▸ **WHAT THIS TASK INVOLVES**: Print exactly the lines from the first one down to the line that contains "ax.yaxis.set_minor_locator(MultipleLocator(0.1))", both included, and skip the pictures.

────────────────────────────────────────

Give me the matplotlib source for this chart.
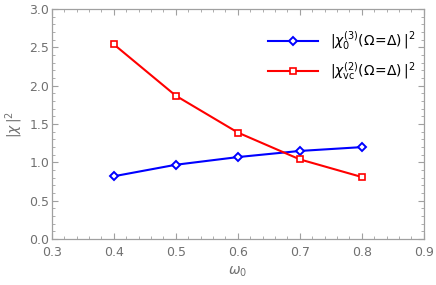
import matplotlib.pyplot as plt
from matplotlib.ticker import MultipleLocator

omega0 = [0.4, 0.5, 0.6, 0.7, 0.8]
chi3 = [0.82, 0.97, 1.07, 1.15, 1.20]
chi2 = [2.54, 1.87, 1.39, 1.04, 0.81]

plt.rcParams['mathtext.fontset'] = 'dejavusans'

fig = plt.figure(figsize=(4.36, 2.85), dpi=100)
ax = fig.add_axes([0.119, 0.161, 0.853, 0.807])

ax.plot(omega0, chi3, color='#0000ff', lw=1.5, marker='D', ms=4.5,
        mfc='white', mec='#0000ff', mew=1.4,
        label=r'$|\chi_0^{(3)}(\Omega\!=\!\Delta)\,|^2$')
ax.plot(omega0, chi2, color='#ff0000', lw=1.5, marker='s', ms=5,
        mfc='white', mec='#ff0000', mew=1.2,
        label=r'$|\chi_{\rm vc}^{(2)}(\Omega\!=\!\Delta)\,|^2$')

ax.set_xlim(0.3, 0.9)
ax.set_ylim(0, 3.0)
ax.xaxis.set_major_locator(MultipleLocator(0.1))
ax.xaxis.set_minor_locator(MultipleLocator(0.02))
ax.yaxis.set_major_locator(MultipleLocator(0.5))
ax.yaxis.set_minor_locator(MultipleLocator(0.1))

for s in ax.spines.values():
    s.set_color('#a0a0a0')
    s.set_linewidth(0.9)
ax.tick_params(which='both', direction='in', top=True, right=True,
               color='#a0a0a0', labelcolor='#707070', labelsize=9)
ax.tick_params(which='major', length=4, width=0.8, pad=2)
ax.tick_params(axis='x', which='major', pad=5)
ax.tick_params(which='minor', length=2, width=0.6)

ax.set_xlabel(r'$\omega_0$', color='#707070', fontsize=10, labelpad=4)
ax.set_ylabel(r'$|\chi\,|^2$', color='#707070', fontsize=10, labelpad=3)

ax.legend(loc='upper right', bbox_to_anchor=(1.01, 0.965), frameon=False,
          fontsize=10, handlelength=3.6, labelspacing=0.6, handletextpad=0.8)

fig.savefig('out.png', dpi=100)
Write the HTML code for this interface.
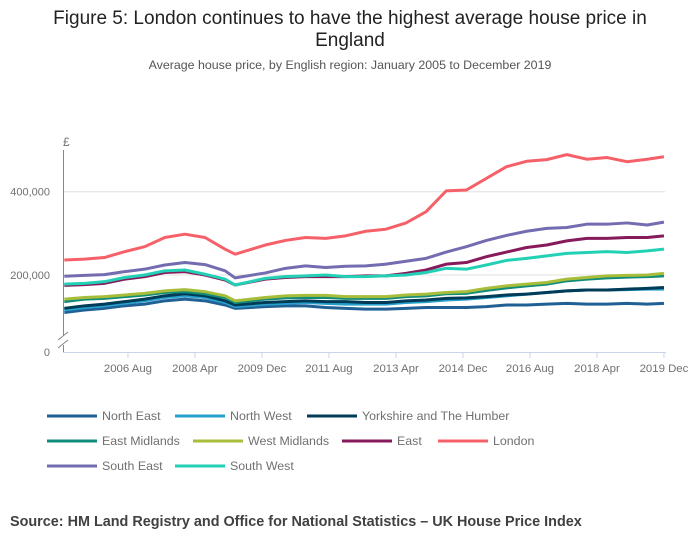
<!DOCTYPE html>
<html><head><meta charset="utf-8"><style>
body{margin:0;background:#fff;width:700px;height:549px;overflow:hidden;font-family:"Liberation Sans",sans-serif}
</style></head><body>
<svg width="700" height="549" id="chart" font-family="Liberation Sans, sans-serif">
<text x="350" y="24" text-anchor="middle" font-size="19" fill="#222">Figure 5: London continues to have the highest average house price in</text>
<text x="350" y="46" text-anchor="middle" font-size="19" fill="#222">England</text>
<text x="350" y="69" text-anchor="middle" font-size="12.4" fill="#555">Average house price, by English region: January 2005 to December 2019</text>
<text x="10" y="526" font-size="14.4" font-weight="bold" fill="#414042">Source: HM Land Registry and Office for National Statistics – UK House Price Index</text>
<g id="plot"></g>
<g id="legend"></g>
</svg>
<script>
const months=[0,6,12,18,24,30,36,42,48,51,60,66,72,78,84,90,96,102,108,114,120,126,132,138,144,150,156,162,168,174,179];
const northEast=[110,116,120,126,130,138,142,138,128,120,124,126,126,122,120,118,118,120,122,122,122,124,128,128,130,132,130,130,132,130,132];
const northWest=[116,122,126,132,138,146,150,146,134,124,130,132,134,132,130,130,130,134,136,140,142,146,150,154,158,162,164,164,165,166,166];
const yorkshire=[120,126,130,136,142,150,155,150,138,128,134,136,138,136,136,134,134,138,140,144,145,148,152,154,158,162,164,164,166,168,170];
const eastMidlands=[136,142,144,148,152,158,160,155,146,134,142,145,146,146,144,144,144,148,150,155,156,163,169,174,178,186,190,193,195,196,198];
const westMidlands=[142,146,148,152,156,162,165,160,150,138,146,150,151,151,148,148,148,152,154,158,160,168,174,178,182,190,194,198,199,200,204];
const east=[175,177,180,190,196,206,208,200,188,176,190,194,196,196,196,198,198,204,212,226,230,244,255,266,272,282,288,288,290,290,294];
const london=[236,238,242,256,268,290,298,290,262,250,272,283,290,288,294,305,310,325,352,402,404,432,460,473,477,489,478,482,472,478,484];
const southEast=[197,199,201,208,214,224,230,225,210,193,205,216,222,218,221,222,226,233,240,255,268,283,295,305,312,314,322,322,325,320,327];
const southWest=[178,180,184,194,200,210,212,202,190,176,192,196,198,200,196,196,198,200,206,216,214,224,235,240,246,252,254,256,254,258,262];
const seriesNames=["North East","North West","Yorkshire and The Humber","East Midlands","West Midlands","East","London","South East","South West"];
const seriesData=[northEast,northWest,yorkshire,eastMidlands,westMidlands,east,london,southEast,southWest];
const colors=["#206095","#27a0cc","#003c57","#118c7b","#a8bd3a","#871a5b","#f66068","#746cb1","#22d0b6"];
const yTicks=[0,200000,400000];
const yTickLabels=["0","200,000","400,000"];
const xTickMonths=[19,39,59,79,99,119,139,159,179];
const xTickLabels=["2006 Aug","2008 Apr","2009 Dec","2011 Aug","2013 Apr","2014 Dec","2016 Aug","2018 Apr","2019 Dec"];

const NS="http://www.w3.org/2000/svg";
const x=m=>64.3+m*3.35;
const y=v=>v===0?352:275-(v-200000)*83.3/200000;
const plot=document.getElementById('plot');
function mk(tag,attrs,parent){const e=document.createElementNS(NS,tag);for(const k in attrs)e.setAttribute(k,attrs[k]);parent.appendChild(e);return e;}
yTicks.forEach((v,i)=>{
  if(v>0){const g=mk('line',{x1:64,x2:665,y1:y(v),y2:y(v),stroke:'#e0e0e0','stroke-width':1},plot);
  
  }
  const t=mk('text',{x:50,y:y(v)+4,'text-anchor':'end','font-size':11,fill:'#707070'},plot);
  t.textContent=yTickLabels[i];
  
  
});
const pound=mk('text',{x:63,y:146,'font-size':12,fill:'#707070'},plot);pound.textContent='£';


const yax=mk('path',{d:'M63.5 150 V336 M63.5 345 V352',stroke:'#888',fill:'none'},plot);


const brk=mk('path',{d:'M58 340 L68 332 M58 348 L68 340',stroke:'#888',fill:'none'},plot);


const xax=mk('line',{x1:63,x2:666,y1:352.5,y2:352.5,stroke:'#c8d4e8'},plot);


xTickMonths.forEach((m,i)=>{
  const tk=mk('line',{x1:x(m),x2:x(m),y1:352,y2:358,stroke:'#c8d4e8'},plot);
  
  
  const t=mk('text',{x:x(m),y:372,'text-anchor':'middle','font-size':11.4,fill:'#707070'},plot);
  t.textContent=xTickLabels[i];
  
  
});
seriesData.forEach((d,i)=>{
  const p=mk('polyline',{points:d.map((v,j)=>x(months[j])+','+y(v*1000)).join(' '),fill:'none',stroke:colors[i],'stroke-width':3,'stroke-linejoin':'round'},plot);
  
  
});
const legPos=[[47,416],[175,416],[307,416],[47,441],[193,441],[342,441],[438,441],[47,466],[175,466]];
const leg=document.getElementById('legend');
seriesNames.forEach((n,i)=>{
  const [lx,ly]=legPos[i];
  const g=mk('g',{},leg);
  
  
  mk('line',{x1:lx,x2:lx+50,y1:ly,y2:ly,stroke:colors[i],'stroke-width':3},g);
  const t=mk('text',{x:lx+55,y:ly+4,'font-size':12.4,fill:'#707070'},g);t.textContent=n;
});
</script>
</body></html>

────────────────────────────────────────

▸ **FULL ANSWER**:
Give me the matplotlib source for this chart.
import matplotlib.pyplot as plt
from matplotlib.ticker import MultipleLocator

omega0 = [0.4, 0.5, 0.6, 0.7, 0.8]
chi3 = [0.82, 0.97, 1.07, 1.15, 1.20]
chi2 = [2.54, 1.87, 1.39, 1.04, 0.81]

plt.rcParams['mathtext.fontset'] = 'dejavusans'

fig = plt.figure(figsize=(4.36, 2.85), dpi=100)
ax = fig.add_axes([0.119, 0.161, 0.853, 0.807])

ax.plot(omega0, chi3, color='#0000ff', lw=1.5, marker='D', ms=4.5,
        mfc='white', mec='#0000ff', mew=1.4,
        label=r'$|\chi_0^{(3)}(\Omega\!=\!\Delta)\,|^2$')
ax.plot(omega0, chi2, color='#ff0000', lw=1.5, marker='s', ms=5,
        mfc='white', mec='#ff0000', mew=1.2,
        label=r'$|\chi_{\rm vc}^{(2)}(\Omega\!=\!\Delta)\,|^2$')

ax.set_xlim(0.3, 0.9)
ax.set_ylim(0, 3.0)
ax.xaxis.set_major_locator(MultipleLocator(0.1))
ax.xaxis.set_minor_locator(MultipleLocator(0.02))
ax.yaxis.set_major_locator(MultipleLocator(0.5))
ax.yaxis.set_minor_locator(MultipleLocator(0.1))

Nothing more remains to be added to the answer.